Pay for music, films and games, or you’ll be left with garbage
Home taping never killed creative industries, says Craig Grannell, but the current race-to-the-bottom is having a damn good go
I grew up during the first great era of piracy.
Pretty much everywhere you turned, you’d see someone telling you that if you were naughty and copied anything, entire industries would crumble, and policemen would whisk you away to enjoy a life of breaking rocks with a hammer while burly convicts broke your face.
Of course, that didn’t happen.
We copied terrible music on to creaky cassettes and swapped them with friends, and ‘backed-up’ 8-bit videogames that somehow also found their way to the playground.
As technology evolved, so too did the copies, tapes giving way to CDRs. To my knowledge, precisely no-one I knew got arrested. I suspect the police had better things to do than set up an elaborate sting operation to thwart a nine-year-old’s plans to trade a dodgy copy of Monty On The Run for half a Marathon bar.
At some point, though, copies became the exception rather than the rule. This was probably when we started earning money.
Sure, we’d still happily trade the odd game or CD for a while, but we’d also spend substantial sums of cash on new records, videos, books, comics and games.
Home taping hadn’t killed the music industry, video games or television: it had merely fuelled our interest in them, broadened our horizons, and set things up nicely for that point where disposable income introduced itself with a toothy grin.
Looking around today, this line of thinking – actually paying for media – is becoming increasingly alien. For many people, there’s a level of entitlement that’s truly staggering: the assumption that everything in the world of entertainment should be dirt-cheap or free.
People whine about amazing 69p mobile games ‘only’ lasting a few hours, or breakthrough TV shows being priced at 15 quid for a season’s worth on a DVD.
This has all been fuelled by the race-to-the-bottom across various online stores and streaming services, possibly torpedoing for good the concept of value within this space.
Couple that with a generation of teens that’s never known anything other than the internet, torrenting, and getting everything for free, and you have a recipe for change to the media landscape. In the sense that setting fire to all your clothes is a change to your wardrobe.
This could all be viewed as a very good thing, in that people today have almost instant access to a huge range of content – an astonishing amount of past and present novels, films, games and more. Plus, you might argue that technology also affords those doing the creating access to a larger audience than ever.
But with people increasingly delving into digital and yet becoming less likely to pay, those making content may soon be devoid of income from it. You might argue that no-one owes anyone a living, least of all people faffing about all day writing or making music, and that’s fair enough.
And yet our culture is so heavily indebted to great media that the prospect that we might one day have to do without it is truly terrifying.
It’s hard to see what’s in store in a decade’s time. Perhaps more creative types will become hobbyists, but that eradicates any kind of schedule and hampers the scope of what might be achieved.

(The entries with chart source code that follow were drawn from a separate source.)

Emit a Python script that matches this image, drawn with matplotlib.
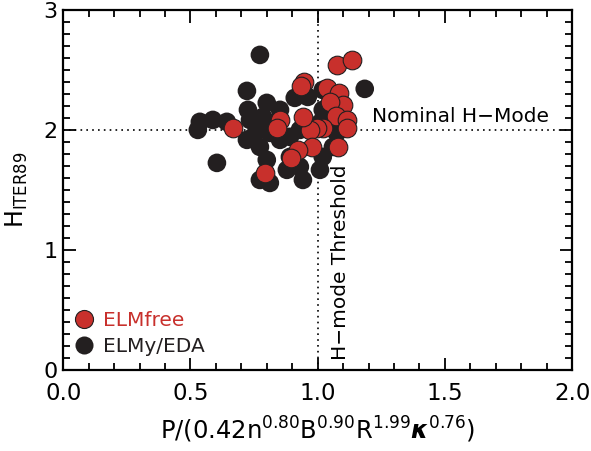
import numpy as np
import matplotlib
matplotlib.use("Agg")
import matplotlib.pyplot as plt
from matplotlib.lines import Line2D
from matplotlib.ticker import MultipleLocator

# ELMy / EDA discharges
elmy_p = [0.773, 1.185, 0.722, 0.800, 0.726, 0.537, 0.588, 0.643, 0.529, 0.604,
          0.910, 0.961, 1.020, 0.852, 0.734, 0.785, 0.722, 0.773, 0.812, 0.800,
          0.773, 0.812, 0.891, 0.930, 0.879, 0.942, 1.009, 1.020, 1.060, 1.075,
          0.824, 0.761, 0.746, 0.852, 0.891, 0.930, 1.009, 1.020, 1.075]
elmy_h = [2.625, 2.342, 2.325, 2.225, 2.167, 2.067, 2.083, 2.067, 2.000, 1.725,
          2.267, 2.275, 2.333, 2.167, 2.083, 2.108, 1.917, 1.858, 1.975, 1.750,
          1.583, 1.558, 1.775, 1.692, 1.667, 1.583, 1.667, 1.775, 1.858, 1.975,
          2.058, 2.025, 1.942, 1.917, 1.942, 2.000, 2.058, 2.167, 2.142]

# ELM-free discharges
free_p = [1.075, 1.134, 0.946, 0.934, 1.036, 1.083, 1.099, 1.048, 1.071, 1.114,
          1.114, 1.020, 0.997, 0.969, 0.942, 0.852, 0.840, 0.667, 1.079, 0.977,
          0.922, 0.895, 0.793]
free_h = [2.542, 2.583, 2.400, 2.367, 2.350, 2.308, 2.208, 2.233, 2.117, 2.083,
          2.017, 2.017, 2.017, 2.000, 2.108, 2.083, 2.017, 2.017, 1.858, 1.858,
          1.833, 1.767, 1.642]

RED = "#c8302c"
BLACK = "#231f20"

plt.rcParams["font.family"] = "DejaVu Sans"
plt.rcParams["mathtext.default"] = "regular"

fig = plt.figure(figsize=(5.91, 4.51), dpi=100)
ax = fig.add_axes([0.107, 0.18, 0.861, 0.798])

ax.axhline(2.0, color="black", lw=1.2, ls=(0, (1, 2.5)), zorder=1)
ax.axvline(1.0, color="black", lw=1.2, ls=(0, (1, 2.5)), zorder=1)

ax.scatter(elmy_p, elmy_h, s=180, color=BLACK, edgecolors="none", zorder=2)
ax.scatter(free_p, free_h, s=180, color=RED, edgecolors=BLACK, linewidths=0.8, zorder=3)

ax.text(1.213, 2.11, "Nominal H\u2212Mode", fontsize=14.5, va="center", ha="left")
ax.text(1.09, 0.08, "H\u2212mode Threshold", fontsize=14.5, rotation=90,
        va="bottom", ha="center")

ax.set_xlim(0, 2)
ax.set_ylim(0, 3)
ax.xaxis.set_major_locator(MultipleLocator(0.5))
ax.xaxis.set_minor_locator(MultipleLocator(0.1))
ax.yaxis.set_major_locator(MultipleLocator(1))
ax.yaxis.set_minor_locator(MultipleLocator(0.1))
ax.set_xticks([0, 0.5, 1.0, 1.5, 2.0])
ax.set_xticklabels(["0.0", "0.5", "1.0", "1.5", "2.0"])
ax.tick_params(which="both", direction="in", top=True, right=True, width=1.3)
ax.tick_params(which="major", length=9)
ax.tick_params(which="minor", length=5)
ax.tick_params(axis="x", labelsize=16.5, pad=9)
ax.tick_params(axis="y", labelsize=16, pad=4)
for sp in ax.spines.values():
    sp.set_linewidth(1.6)

ax.set_xlabel(r"P/(0.42n$^{0.80}$B$^{0.90}$R$^{1.99}$$\boldsymbol{\kappa}$$^{0.76}$)",
              fontsize=17.5, labelpad=7)
ax.set_ylabel(r"H$_{ITER89}$", fontsize=17, labelpad=10)

handles = [
    Line2D([], [], ls="none", marker="o", ms=13, mfc=RED, mec=BLACK, mew=0.8),
    Line2D([], [], ls="none", marker="o", ms=13, mfc=BLACK, mec="none"),
]
ax.legend(handles, ["ELMfree", "ELMy/EDA"], loc="lower left",
          bbox_to_anchor=(-0.01, 0.0), frameon=False, fontsize=14.5,
          handlelength=1.2, handletextpad=0.35, labelspacing=0.35, borderaxespad=0.3,
          labelcolor=[RED, BLACK])

fig.savefig("out.png", dpi=100)
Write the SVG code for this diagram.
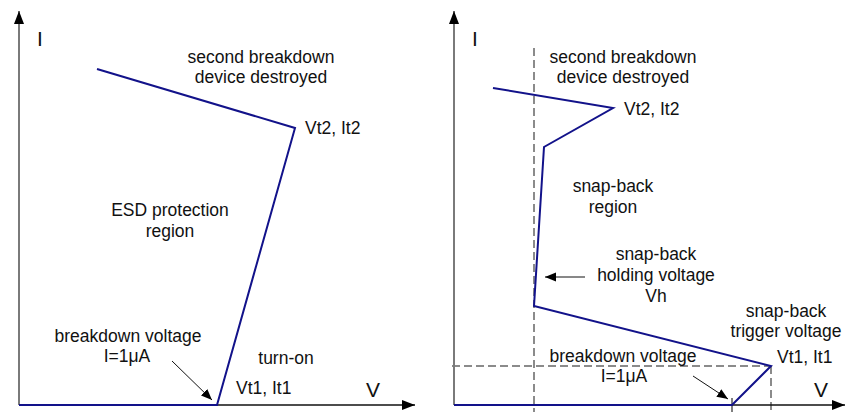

Maybe we’ll increasingly see the return of a more overt class-oriented art and culture split, where those who can afford a creative lifestyle get the opportunity to play at being pop star or author, whereas everyone else cannot.
Worse, there’s the very real likelihood media will reduced to lowest-common-denominator content with extremely mass-market appeal that draws in enough eyeballs to appease advertisers. Everything will be financed by brands, nothing will take risks or cause offence, and creativity and objectivity will be wrecked. Sounds amazing.
There are beacons of hope: original series on Netflix; Bandcamp enabling musicians to easily market and sell music online; the slow but steady rise of commercial digital comics; fans of great content recognising what’s happening and making an effort to spend rather than download.
But it feels like screaming into the wind, and every time someone opens their BitTorrent client rather than their wallet, we inch closer to that point where Dancing Brother Idol Factor On Ice (directed by Michael Bay) sits atop every chart for the rest of our lives.